Looking at the portfolio’s components, the Canadian bond index climbed by an average of 3.2 per cent annually from the end of August, 2000, through to the end of March, 2020. The Canadian stock index climbed by an average of 1.6 per cent annually over the same period.

The pickings weren’t great for stock investors over the period. The gains were a far cry from the double-digit returns many dreamed of obtaining in 2000. Alas, their dreams were dashed.

Turning back to Bob, his portfolio shrank from $1-million at the end of August, 2000, to about $622,000 at the end of March, 2020. Bob will turn 85 this year and barring a complete disaster, his portfolio will likely make it through another decade.
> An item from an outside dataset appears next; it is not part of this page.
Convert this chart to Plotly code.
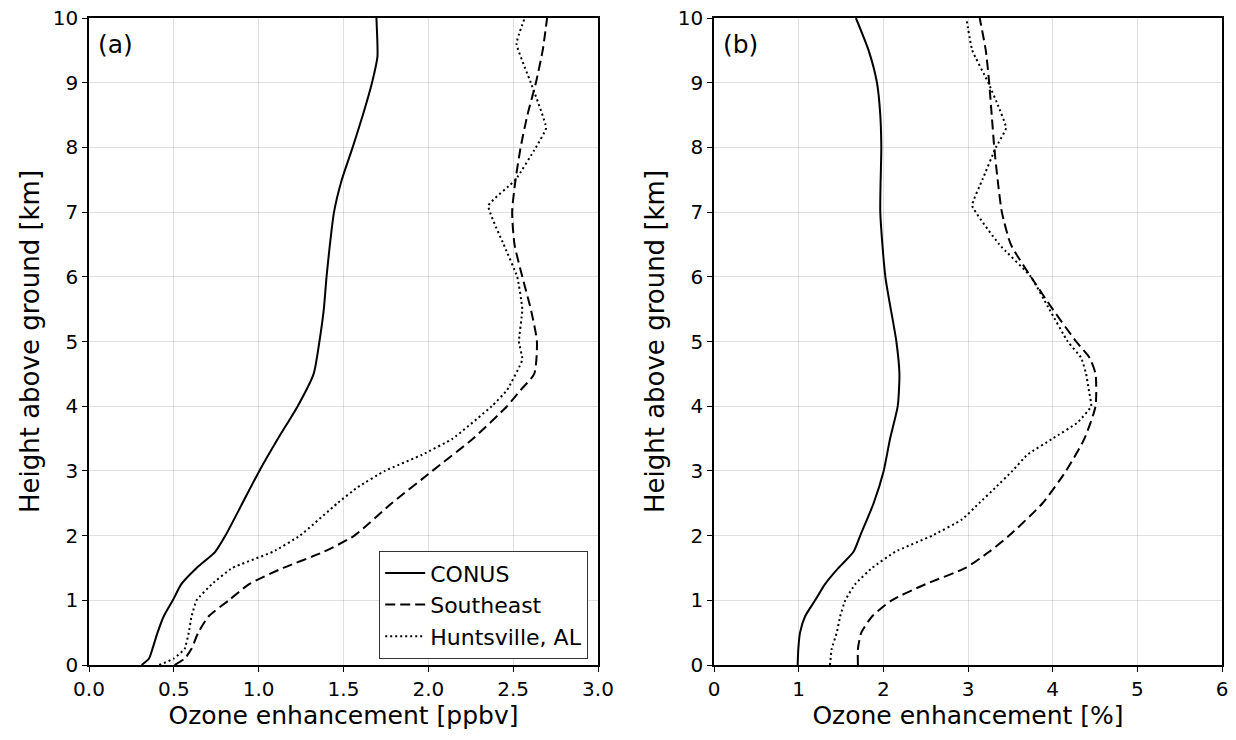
import plotly.graph_objects as go

# ---- Data ----
# Panel (a): ozone enhancement [ppbv]
conus_a_h = [0, 0.1, 0.25, 0.5, 0.75, 1, 1.25, 1.5, 1.75, 2, 2.5, 3, 3.5, 4, 4.5, 5, 5.5, 6, 6.5, 7, 7.5, 8, 8.5, 9, 9.4, 9.6, 10]
conus_a_v = [0.31, 0.354, 0.374, 0.404, 0.44, 0.494, 0.544, 0.634, 0.744, 0.804, 0.904, 1.004, 1.114, 1.23, 1.324, 1.358, 1.384, 1.40, 1.42, 1.444, 1.49, 1.554, 1.614, 1.668, 1.70, 1.70, 1.694]

se_a_h = [0, 0.1, 0.25, 0.5, 0.75, 1, 1.25, 1.5, 1.75, 2, 2.5, 3, 3.5, 4, 4.25, 4.5, 5, 5.5, 6, 6.5, 7, 7.5, 8, 8.5, 9, 9.5, 10]
se_a_v = [0.504, 0.564, 0.604, 0.644, 0.704, 0.824, 0.944, 1.144, 1.384, 1.564, 1.784, 2.024, 2.264, 2.464, 2.544, 2.624, 2.64, 2.604, 2.554, 2.508, 2.494, 2.514, 2.544, 2.584, 2.634, 2.674, 2.70]

hsv_a_h = [0, 0.1, 0.25, 0.5, 0.75, 1, 1.25, 1.5, 1.75, 2, 2.5, 2.75, 3, 3.25, 3.5, 4, 4.25, 4.72, 5, 5.5, 6, 6.5, 7.1, 7.5, 8, 8.3, 9, 9.6, 10]
hsv_a_v = [0.414, 0.50, 0.564, 0.588, 0.604, 0.634, 0.724, 0.844, 1.084, 1.244, 1.464, 1.584, 1.744, 1.964, 2.144, 2.374, 2.464, 2.554, 2.534, 2.554, 2.524, 2.444, 2.354, 2.514, 2.634, 2.694, 2.604, 2.52, 2.568]

# Panel (b): ozone enhancement [%]
conus_b_h = [0, 0.25, 0.5, 0.75, 1, 1.25, 1.5, 1.75, 2, 2.5, 3, 3.5, 4, 4.5, 5, 6, 7, 8, 8.5, 9, 9.5, 10]
conus_b_v = [0.988, 0.996, 1.016, 1.075, 1.194, 1.312, 1.47, 1.648, 1.727, 1.885, 2.004, 2.08, 2.17, 2.19, 2.154, 2.024, 1.964, 1.976, 1.964, 1.925, 1.826, 1.676]

se_b_h = [0, 0.25, 0.5, 0.75, 1, 1.25, 1.5, 1.75, 2, 2.5, 3, 3.5, 4, 4.5, 4.75, 5, 5.5, 6, 6.5, 7, 7.5, 8, 8.5, 9, 9.5, 10]
se_b_v = [1.70, 1.70, 1.74, 1.866, 2.10, 2.5, 2.97, 3.25, 3.486, 3.88, 4.158, 4.375, 4.506, 4.506, 4.435, 4.277, 4.0, 3.743, 3.506, 3.40, 3.35, 3.31, 3.28, 3.25, 3.21, 3.138]

hsv_b_h = [0, 0.25, 0.5, 0.75, 1, 1.25, 1.5, 1.75, 2, 2.25, 2.5, 2.75, 3, 3.25, 3.5, 3.75, 4, 4.25, 4.5, 4.75, 5, 5.5, 6, 6.5, 7.1, 7.5, 8, 8.3, 8.6, 9, 9.5, 10]
hsv_b_v = [1.37, 1.39, 1.45, 1.49, 1.55, 1.668, 1.866, 2.14, 2.577, 2.93, 3.13, 3.33, 3.525, 3.70, 4.0, 4.296, 4.455, 4.427, 4.395, 4.336, 4.178, 3.96, 3.743, 3.37, 3.05, 3.17, 3.33, 3.45, 3.37, 3.24, 3.05, 2.98]

series_names = ["CONUS", "Southeast", "Huntsville, AL"]
dashes = ["solid", "10px,5px", "2px,3px"]
smooth = [0.6, 0.6, 0.35]

x_title_a = "Ozone enhancement [ppbv]"
x_title_b = "Ozone enhancement [%]"
y_title = "Height above ground [km]"

FONT = "DejaVu Sans"

fig = go.Figure()

panel_a = [(conus_a_v, conus_a_h), (se_a_v, se_a_h), (hsv_a_v, hsv_a_h)]
panel_b = [(conus_b_v, conus_b_h), (se_b_v, se_b_h), (hsv_b_v, hsv_b_h)]

for i, (xv, yv) in enumerate(panel_a):
    fig.add_trace(go.Scatter(x=xv, y=yv, mode="lines", name=series_names[i],
                             line=dict(color="black", width=2, dash=dashes[i],
                                       shape="spline", smoothing=smooth[i]),
                             xaxis="x", yaxis="y", showlegend=True))
for i, (xv, yv) in enumerate(panel_b):
    fig.add_trace(go.Scatter(x=xv, y=yv, mode="lines", name=series_names[i],
                             line=dict(color="black", width=2, dash=dashes[i],
                                       shape="spline", smoothing=smooth[i]),
                             xaxis="x2", yaxis="y2", showlegend=False))

axis_common = dict(showline=True, linecolor="black", linewidth=1.5, mirror=True,
                   ticks="outside", ticklen=5, tickwidth=1.3, tickcolor="black",
                   showgrid=True, gridcolor="rgba(0,0,0,0.12)", gridwidth=1,
                   zeroline=False, automargin=False,
                   tickfont=dict(family=FONT, size=20, color="black"))

y0, y1 = 1 - 665 / 740, 1 - 18 / 740

fig.update_layout(
    width=1236, height=740,
    margin=dict(l=0, r=0, t=0, b=0),
    paper_bgcolor="white", plot_bgcolor="white",
    font=dict(family=FONT, color="black"),
    xaxis=dict(domain=[89 / 1236, 598 / 1236], range=[0, 3], dtick=0.5, tickformat=".1f",
               title=dict(text=x_title_a, font=dict(family=FONT, size=25), standoff=4),
               anchor="y", **axis_common),
    yaxis=dict(domain=[y0, y1], range=[0, 10], dtick=1,
               title=dict(text=y_title, font=dict(family=FONT, size=26), standoff=6),
               anchor="x", **axis_common),
    xaxis2=dict(domain=[714 / 1236, 1222 / 1236], range=[0, 6], dtick=1,
                title=dict(text=x_title_b, font=dict(family=FONT, size=25), standoff=4),
                anchor="y2", **axis_common),
    yaxis2=dict(domain=[y0, y1], range=[0, 10], dtick=1,
                title=dict(text=y_title, font=dict(family=FONT, size=26), standoff=6),
                anchor="x2", **axis_common),
    legend=dict(x=588 / 1236, y=1 - 551 / 740, xanchor="right", yanchor="top",
                bgcolor="white", bordercolor="#333333", borderwidth=1.2,
                font=dict(family=FONT, size=22, color="black"),
                itemwidth=40, tracegroupgap=0),
    annotations=[
        dict(text="(a)", xref="x domain", yref="y domain", x=0.014, y=0.985,
             xanchor="left", yanchor="top", showarrow=False,
             font=dict(family=FONT, size=25, color="black")),
        dict(text="(b)", xref="x2 domain", yref="y2 domain", x=0.014, y=0.985,
             xanchor="left", yanchor="top", showarrow=False,
             font=dict(family=FONT, size=25, color="black")),
    ],
)

fig.write_html("out.html")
Financially speaking, he is in reasonable shape.

You can examine Bob’s experience in the accompanying graph, which also highlights results for those who opted for a more conservative 3-per-cent withdrawal rate along with more aggressive options.

The financial news isn’t as good for investors who opted for more aggressive withdrawal rates. An investor who stuck with a 6-per-cent rate is facing the prospect of bankruptcy within a couple of years.

Those using a 7-per-cent rate went bust in 2017 and a 10-per-cent rate failed back in 2011.

Similarly, investors who went with stock-heavy portfolios have been beaten up. An investment in the stock index would have been exhausted under the weight of a withdrawal rate north of 5.3 per cent.

I hasten to add that matters would be worse for indexers who didn’t stick to low-fee funds. Thankfully, there are many on offer these days.

For instance, the Vanguard FTSE Canada All Cap Index ETF (VCN) has an annual fee (or management expense ratio) of 0.06 per cent and the Vanguard Canadian Aggregate Bond Index ETF (VAB) has a fee of 0.09 per cent.

Bob’s experience should provide investors some solace in these hard times. A simple low-fee balanced portfolio survived despite being launched at the top of the 2000 bubble and suffering from three bear markets. While the current downturn is likely in its early stages, it would have to be truly epic in its size and duration to extinguish Bob’s portfolio over the next decade.

Investors like Bob might not have to tighten their belts, but a little extra thriftiness in hard times would help to extend their resources. It might also free up some money to donate to worthy causes, which are much in need these days. Lend a hand where you can.